As the hearings continued, however, the state revised its position and conceded by late October that some changes in protocol were needed. Michael Stainer, director of CDCR's Division of Adult Institutions, testified that the videos could be described as "at best, controlled chaos."

Stainer's concession came after the videos had been played before hushed and sometimes tearful spectators in court. It also followed the Sept. 6 death of Joseph Duran, a mentally ill inmate who breathed through a tube in his throat and died after being pepper-sprayed for refusing to let go of the food port in his cell door, according to an internal review of his death carried out by corrections officials.

Duran's death was not initially part of the court proceeding before Karlton. Inmate attorneys contend that is because they did not learn about the circumstances of his death until The Sacramento Bee contacted them about the incident.

Staff interviews contained in the internal corrections report, obtained by The Bee, revealed Duran yanked out his breathing tube after being doused with pepper spray inside his cell. According to the report, guards refused to remove Duran and decontaminate him despite orders from prison medical staff. He was found dead in his cell at Ione's Mule Creek State Prison seven hours later. Even Duran's parents did not know he had died until they were contacted by The Bee, which published a story on the death in January.

Judge Karlton subsequently reopened the hearing to receive evidence about Duran's case. The incident is now under investigation by CDCR officials.

The state has since revised its policies so that guards no longer may use force simply because an inmate refuses to relinquish control of a food port, and Bien said he believed Duran's death played a large role in Karlton's order Thursday.

"The avoidable and preventable death of a mentally ill inmate, with a tracheotomy which restricted his breathing, housed in a licensed mental health unit, after being pepper-sprayed for the 'offense' of not releasing his food port, was one important incident in the evidence considered by Judge Karlton leading to today's ruling," Bien said.
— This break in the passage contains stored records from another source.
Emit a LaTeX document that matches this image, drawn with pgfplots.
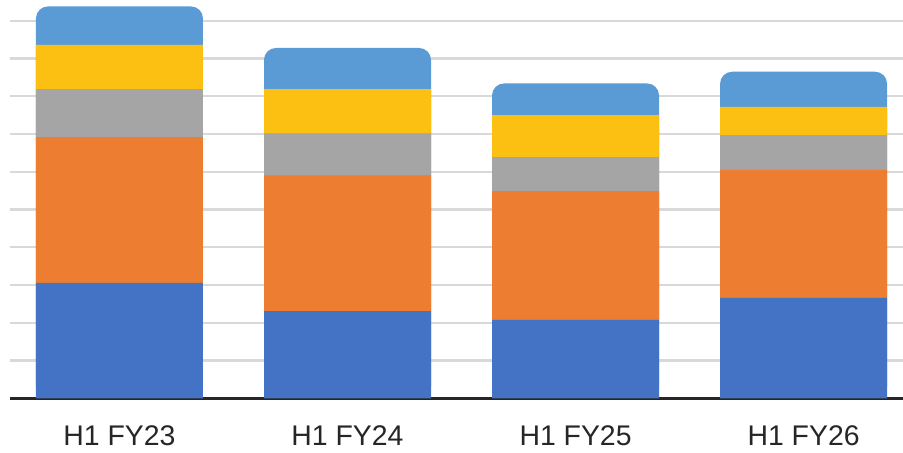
\documentclass[border=0pt]{standalone}
\usepackage{pgfplots}
\usepackage{pgfplotstable}
\pgfplotsset{compat=1.18}
\usepackage{fontspec}
\setmainfont{Liberation Sans}
\definecolor{c1}{HTML}{4472C4}
\definecolor{c2}{HTML}{ED7D31}
\definecolor{c3}{HTML}{A5A5A5}
\definecolor{c4}{HTML}{FCC013}
\definecolor{c5}{HTML}{5B9BD5}
\definecolor{gridc}{HTML}{D9D9D9}
\definecolor{txt}{HTML}{262626}
\pgfplotstableread{
x s1 s2 s3 s4 s5
0 3.06 3.86 1.27 1.17 1.02
1 2.31 3.59 1.11 1.18 1.09
2 2.08 3.41 0.90 1.11 0.84
3 2.66 3.39 0.92 0.75 0.93
}\data
\pgfplotsset{base/.style={scale only axis, width=446.5pt, height=199.15pt,
  xmin=-0.48, xmax=3.436, ymin=0, ymax=10.55,
  axis line style={draw=none}, tick style={draw=none},
  bar width=83.5pt, clip=false}}
\begin{document}
\begin{tikzpicture}
\useasboundingbox (-5pt,-26.85pt) rectangle (446.5pt,199.15pt);
\begin{axis}[base, ybar, xtick=\empty, ytick={1,...,10}, yticklabels={},
  ymajorgrids, major grid style={gridc, line width=1.1pt}]
\addplot[fill=c5, draw=none, rounded corners=6pt] table[x=x, y expr=\thisrow{s1}+\thisrow{s2}+\thisrow{s3}+\thisrow{s4}+\thisrow{s5}] {\data};
\end{axis}
\begin{axis}[base, ybar stacked, xtick={0,1,2,3},
  xticklabels={H1 FY23,H1 FY24,H1 FY25,H1 FY26},
  xticklabel style={anchor=base, yshift=-23.6pt, font=\fontsize{14.2}{17}\selectfont, text=txt},
  ytick=\empty, extra y ticks={0}, extra y tick labels={},
  extra y tick style={grid=major, major grid style={txt, line width=1.8pt}}]
\addplot[fill=c1, draw=none] table[x=x, y=s1] {\data};
\addplot[fill=c2, draw=none] table[x=x, y=s2] {\data};
\addplot[fill=c3, draw=none] table[x=x, y=s3] {\data};
\addplot[fill=c4, draw=none] table[x=x, y=s4] {\data};
\end{axis}
\end{tikzpicture}
\end{document}
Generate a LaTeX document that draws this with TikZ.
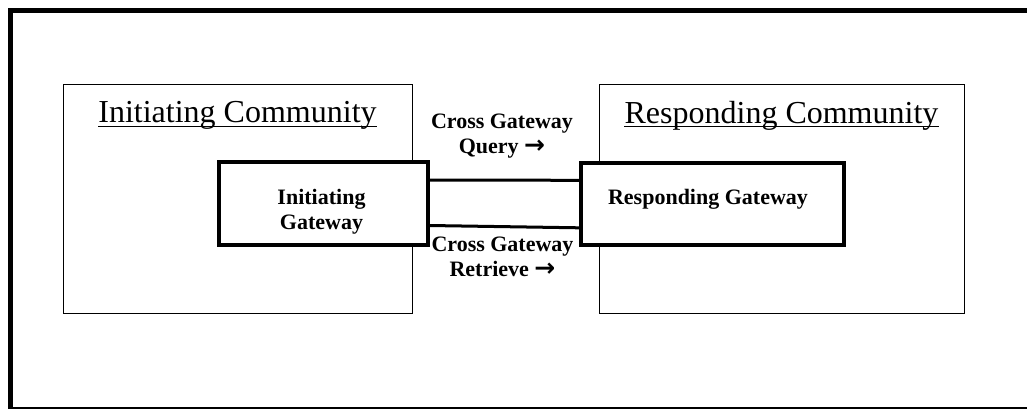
\documentclass[tikz,border=0pt]{standalone}
\usepackage{fontspec}
\setmainfont{Liberation Serif}
\newfontfamily\arrowfont{DejaVu Sans}
\newcommand{\boldarrow}{{\arrowfont\bfseries\fontsize{25}{25}\selectfont →}}
\tikzset{
  frame/.style={draw, line width=5pt},
  community/.style={draw, line width=1.4pt, fill=white, anchor=north west, inner sep=0pt},
  gateway/.style={draw, line width=3.5pt, fill=white, anchor=north west, inner sep=0pt},
  title/.style={font=\fontsize{32}{38}\selectfont, anchor=base, inner sep=0pt},
  gwtext/.style={font=\fontsize{22}{25}\selectfont\bfseries, align=center, anchor=base, inner sep=0pt},
  link/.style={line width=3pt},
  underlined/.style={line width=1.3pt}
}
\begin{document}
\begin{tikzpicture}[x=1pt, y=-1pt]
  \useasboundingbox (0,0) rectangle (1027,408);
  % outer frame: top, left and bottom sides (the right side lies off the page)
  \coordinate (f1) at (1060,10);
  \coordinate (f2) at (10,10);
  \coordinate (f3) at (10,409.5);
  \coordinate (f4) at (1060,409.5);
  \draw[frame] (f1) -- (f2) -- (f3) -- (f4);

  % communities
  \node[community, minimum width=349pt, minimum height=229pt] (ic) at (63,84) {};
  \node[community, minimum width=365pt, minimum height=229pt] (rc) at (599,84) {};

  \node[title] (ictitle) at (237.5,122.7) {Initiating Community};
  \node[title] (rctitle) at (781.5,123) {Responding Community};
  \draw[underlined] ([yshift=-3.6pt]ictitle.base west) -- ([yshift=-3.6pt]ictitle.base east);
  \draw[underlined] ([yshift=-3.6pt]rctitle.base west) -- ([yshift=-3.6pt]rctitle.base east);

  % gateways
  \node[gateway, minimum width=209pt, minimum height=83pt] (igw) at (217,160) {};
  \node[gateway, minimum width=263pt, minimum height=82pt] (rgw) at (579,161) {};
  \node[gwtext] (igwtext) at (321.5,229) {Initiating\\Gateway};
  \node[gwtext] (rgwtext) at (708,204) {Responding Gateway};

  % links between the gateways
  \draw[link] ([yshift=-20pt]igw.north east) -- ([yshift=-19.3pt]rgw.north west);
  \draw[link] ([yshift=21pt]igw.south east) -- ([yshift=18.7pt]rgw.south west);

  % transaction labels
  \node[gwtext] (query) at (502,153) {Cross Gateway\\Query \boldarrow};
  \node[gwtext] (retrieve) at (502.5,276) {Cross Gateway\\Retrieve \boldarrow};
\end{tikzpicture}
\end{document}
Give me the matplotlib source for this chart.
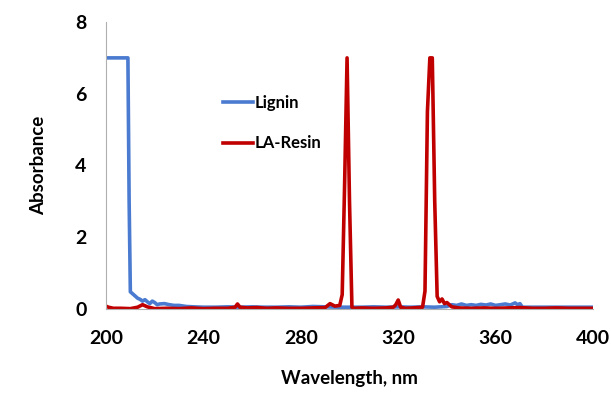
"""
    UV-vis absorbance of lignin and LA-resin
"""

import matplotlib
matplotlib.use("Agg")
import matplotlib.pyplot as plt

# values
lignin_wl = [200, 209, 209.5, 210, 211, 212, 213, 214, 215, 216, 217, 218, 219,
             220, 221, 222, 224, 226, 228, 230, 233, 236, 240, 245, 250, 255,
             260, 265, 270, 275, 280, 285, 290, 295, 300, 305, 310, 315, 320,
             325, 330, 335, 340, 342, 344, 346, 348, 350, 352, 354, 356, 358,
             360, 362, 364, 366, 368, 369, 370, 371, 375, 380, 385, 390, 395, 400]
lignin_abs = [7.0, 7.0, 3.0, 0.48, 0.42, 0.36, 0.3, 0.27, 0.22, 0.26, 0.2, 0.15,
              0.22, 0.18, 0.12, 0.14, 0.15, 0.12, 0.1, 0.1, 0.07, 0.06, 0.05, 0.05,
              0.06, 0.05, 0.06, 0.05, 0.05, 0.06, 0.05, 0.07, 0.06, 0.05, 0.05,
              0.05, 0.06, 0.05, 0.06, 0.05, 0.06, 0.05, 0.07, 0.12, 0.1, 0.14, 0.1,
              0.12, 0.1, 0.13, 0.11, 0.14, 0.1, 0.12, 0.14, 0.11, 0.17, 0.12, 0.15,
              0.05, 0.05, 0.05, 0.05, 0.05, 0.05, 0.05]

resin_wl = [200, 201, 203, 206, 210, 213, 215, 217, 220, 225, 230, 235, 240, 245,
            250, 253, 254, 255, 258, 262, 266, 270, 275, 280, 285, 290, 292, 294,
            296, 297, 298, 299, 300, 301, 302, 305, 310, 315, 318, 319, 320, 321,
            323, 326, 330, 331, 332, 333, 334, 335, 336, 337, 338, 339, 340, 342,
            345, 350, 355, 360, 365, 370, 375, 380, 385, 390, 395, 400]
resin_abs = [0.08, 0.05, 0.02, 0.02, 0.01, 0.05, 0.12, 0.06, 0.01, 0.02, 0.01,
             0.03, 0.01, 0.02, 0.02, 0.05, 0.14, 0.05, 0.03, 0.04, 0.02, 0.03,
             0.02, 0.02, 0.03, 0.04, 0.15, 0.08, 0.1, 0.4, 3.5, 7.0, 3.0, 0.05,
             0.02, 0.03, 0.02, 0.03, 0.05, 0.12, 0.25, 0.05, 0.02, 0.03, 0.05,
             0.5, 5.5, 7.0, 7.0, 3.0, 0.35, 0.2, 0.28, 0.15, 0.18, 0.06, 0.03,
             0.02, 0.03, 0.02, 0.03, 0.04, 0.02, 0.02, 0.03, 0.02, 0.02, 0.02]

xticks = [200, 240, 280, 320, 360, 400]
yticks = [0, 2, 4, 6, 8]

plt.rcParams['font.family'] = ['Lato', 'DejaVu Sans']
plt.rcParams['font.weight'] = 'bold'

fig = plt.figure(figsize=(6.11, 3.93), dpi=100)
ax = fig.add_axes([106 / 611, 1 - 309 / 393, 487 / 611, 287 / 393])

ax.plot(lignin_wl, lignin_abs, color='#4a7bd0', lw=2.6, label='Lignin',
        solid_joinstyle='round')
ax.plot(resin_wl, resin_abs, color='#c00000', lw=2.6, label='LA-Resin',
        solid_joinstyle='round')

ax.set_xlim(200, 400)
ax.set_ylim(0, 8)
ax.set_xticks(xticks)
ax.set_yticks(yticks)
ax.tick_params(length=0, labelsize=14)
ax.tick_params(axis='x', pad=15)
ax.tick_params(axis='y', pad=14)
for lab in ax.get_xticklabels() + ax.get_yticklabels():
    lab.set_fontweight('bold')

for side in ['top', 'right']:
    ax.spines[side].set_visible(False)
ax.spines['left'].set_color('#b0b0b0')
ax.spines['bottom'].set_color('#b0b0b0')

ax.set_xlabel("Wavelength, nm", fontsize=13.5, fontweight='bold', labelpad=17)
ax.set_ylabel("Absorbance", fontsize=13.5, fontweight='bold', labelpad=20)

ax.legend(loc='upper left', bbox_to_anchor=(215 / 611, 1 - 87 / 393),
          bbox_transform=fig.transFigure, frameon=False,
          handlelength=1.8, handletextpad=0.1, labelspacing=1.45, borderpad=0,
          prop={'weight': 'bold', 'size': 12})

fig.savefig("out.png", dpi=100)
"He specifically noted that defendants had, since the conclusion of the trial, changed their pepper-spray policy to stop the use of pepper spray on an emergency basis based solely on an open food port. He also found that custody must not be permitted to override a medical decision that a prisoner is at risk or needs medical care."

Duran's father, Steven Duran, said in a recent email that he was grateful the policy had been changed. "Joey's death was not in vain," he wrote. He and Duran's mother, Elaine, have filed a wrongful-death claim against the state over their son's death.

The state also has revised the manner in which pepper spray can be deployed, ordering that after an application of spray staffers must wait at least three minutes before applying another blast. The videos showed guards spraying inmates repeatedly and using massive pepper-spray grenades to force them from their cells.

Karlton found that, even with the revisions, more must be done, and ordered prison officials to return to him in 60 days with additional changes to the use of force policies. He also ordered that within 30 days a plan be filed "to limit or eliminate altogether" the practice of placing mentally ill inmates in administrative segregation units if they pose problems that stem from their illness rather than willful infractions.

"You can't use force, harsh confinement and disciplinary measures without dealing with the fact our clients are seriously mentally ill," Bien said. "The state still does not do that."